Exercise directions: Below is some material; set it all down exactly, apart from the pictures.

Dataset extract:
----
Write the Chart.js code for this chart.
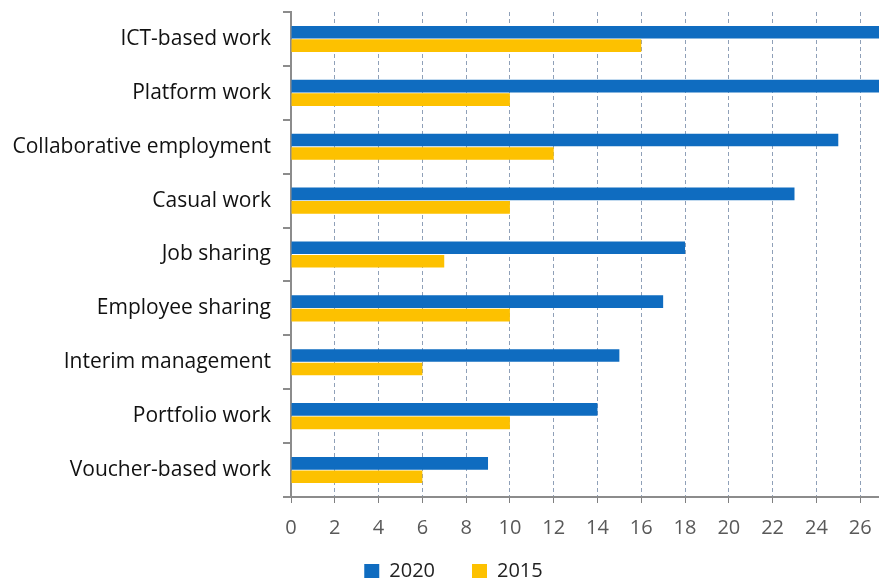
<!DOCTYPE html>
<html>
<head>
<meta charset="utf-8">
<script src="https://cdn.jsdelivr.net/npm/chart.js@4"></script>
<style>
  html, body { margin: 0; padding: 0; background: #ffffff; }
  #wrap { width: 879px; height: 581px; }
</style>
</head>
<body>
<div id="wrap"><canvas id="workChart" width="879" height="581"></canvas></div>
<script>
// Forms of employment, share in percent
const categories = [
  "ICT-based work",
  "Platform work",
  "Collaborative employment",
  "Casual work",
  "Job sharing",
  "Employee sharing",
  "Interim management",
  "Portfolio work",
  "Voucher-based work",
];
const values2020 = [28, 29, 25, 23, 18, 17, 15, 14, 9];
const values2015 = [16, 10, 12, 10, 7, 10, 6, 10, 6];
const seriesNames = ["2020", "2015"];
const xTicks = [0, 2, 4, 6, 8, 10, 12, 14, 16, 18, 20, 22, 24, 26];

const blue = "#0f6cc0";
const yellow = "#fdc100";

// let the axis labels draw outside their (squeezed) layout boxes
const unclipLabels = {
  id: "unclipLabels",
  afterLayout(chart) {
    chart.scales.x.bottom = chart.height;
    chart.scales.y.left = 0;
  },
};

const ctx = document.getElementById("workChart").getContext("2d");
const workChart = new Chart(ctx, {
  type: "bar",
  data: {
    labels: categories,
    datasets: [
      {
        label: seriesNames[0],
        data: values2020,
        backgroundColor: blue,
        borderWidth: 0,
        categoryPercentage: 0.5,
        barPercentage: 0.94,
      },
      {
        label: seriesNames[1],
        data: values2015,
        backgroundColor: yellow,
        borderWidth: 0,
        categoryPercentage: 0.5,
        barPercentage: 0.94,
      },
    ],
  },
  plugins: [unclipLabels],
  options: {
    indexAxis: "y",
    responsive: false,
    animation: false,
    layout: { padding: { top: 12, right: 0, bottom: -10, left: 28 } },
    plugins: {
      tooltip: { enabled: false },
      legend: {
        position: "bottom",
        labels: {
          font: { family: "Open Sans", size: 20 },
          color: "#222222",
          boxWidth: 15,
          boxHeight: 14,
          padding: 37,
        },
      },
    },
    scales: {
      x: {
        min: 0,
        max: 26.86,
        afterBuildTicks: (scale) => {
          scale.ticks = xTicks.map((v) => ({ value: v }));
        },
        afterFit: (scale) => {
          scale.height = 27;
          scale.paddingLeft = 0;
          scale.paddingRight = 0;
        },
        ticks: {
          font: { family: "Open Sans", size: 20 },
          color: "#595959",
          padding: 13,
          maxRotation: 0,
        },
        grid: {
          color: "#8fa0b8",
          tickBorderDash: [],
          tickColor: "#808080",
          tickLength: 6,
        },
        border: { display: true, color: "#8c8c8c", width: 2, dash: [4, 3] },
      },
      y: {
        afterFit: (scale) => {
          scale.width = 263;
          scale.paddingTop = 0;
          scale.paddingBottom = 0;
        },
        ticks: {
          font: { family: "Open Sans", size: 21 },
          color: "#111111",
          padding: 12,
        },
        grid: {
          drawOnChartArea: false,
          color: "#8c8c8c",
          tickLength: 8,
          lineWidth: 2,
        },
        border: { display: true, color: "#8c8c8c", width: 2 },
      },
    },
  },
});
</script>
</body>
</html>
----
Answer:
Write the Chart.js code for this chart.
<!DOCTYPE html>
<html>
<head>
<meta charset="utf-8">
<script src="https://cdn.jsdelivr.net/npm/chart.js@4"></script>
<style>
  html, body { margin: 0; padding: 0; background: #ffffff; }
  #wrap { width: 879px; height: 581px; }
</style>
</head>
<body>
<div id="wrap"><canvas id="workChart" width="879" height="581"></canvas></div>
<script>
// Forms of employment, share in percent
const categories = [
  "ICT-based work",
  "Platform work",
  "Collaborative employment",
  "Casual work",
  "Job sharing",
  "Employee sharing",
  "Interim management",
  "Portfolio work",
  "Voucher-based work",
];
const values2020 = [28, 29, 25, 23, 18, 17, 15, 14, 9];
const values2015 = [16, 10, 12, 10, 7, 10, 6, 10, 6];
const seriesNames = ["2020", "2015"];
const xTicks = [0, 2, 4, 6, 8, 10, 12, 14, 16, 18, 20, 22, 24, 26];

const blue = "#0f6cc0";
const yellow = "#fdc100";

// let the axis labels draw outside their (squeezed) layout boxes
const unclipLabels = {
  id: "unclipLabels",
  afterLayout(chart) {
    chart.scales.x.bottom = chart.height;
    chart.scales.y.left = 0;
  },
};

const ctx = document.getElementById("workChart").getContext("2d");
const workChart = new Chart(ctx, {
  type: "bar",
  data: {
    labels: categories,
    datasets: [
      {
        label: seriesNames[0],
        data: values2020,
        backgroundColor: blue,
        borderWidth: 0,
        categoryPercentage: 0.5,
        barPercentage: 0.94,
      },
      {
        label: seriesNames[1],
        data: values2015,
        backgroundColor: yellow,
        borderWidth: 0,
        categoryPercentage: 0.5,
        barPercentage: 0.94,
      },
    ],
  },
  plugins: [unclipLabels],
  options: {
    indexAxis: "y",
    responsive: false,
    animation: false,
    layout: { padding: { top: 12, right: 0, bottom: -10, left: 28 } },
    plugins: {
      tooltip: { enabled: false },
      legend: {
        position: "bottom",
        labels: {
          font: { family: "Open Sans", size: 20 },
          color: "#222222",
          boxWidth: 15,
          boxHeight: 14,
          padding: 37,
        },
      },
    },
    scales: {
      x: {
        min: 0,
        max: 26.86,
        afterBuildTicks: (scale) => {
          scale.ticks = xTicks.map((v) => ({ value: v }));
        },
        afterFit: (scale) => {
          scale.height = 27;
          scale.paddingLeft = 0;
          scale.paddingRight = 0;
        },
        ticks: {
          font: { family: "Open Sans", size: 20 },
          color: "#595959",
          padding: 13,
          maxRotation: 0,
        },
        grid: {
          color: "#8fa0b8",
          tickBorderDash: [],
          tickColor: "#808080",
          tickLength: 6,
        },
        border: { display: true, color: "#8c8c8c", width: 2, dash: [4, 3] },
      },
      y: {
        afterFit: (scale) => {
          scale.width = 263;
          scale.paddingTop = 0;
          scale.paddingBottom = 0;
        },
        ticks: {
          font: { family: "Open Sans", size: 21 },
          color: "#111111",
          padding: 12,
        },
        grid: {
          drawOnChartArea: false,
          color: "#8c8c8c",
          tickLength: 8,
          lineWidth: 2,
        },
        border: { display: true, color: "#8c8c8c", width: 2 },
      },
    },
  },
});
</script>
</body>
</html>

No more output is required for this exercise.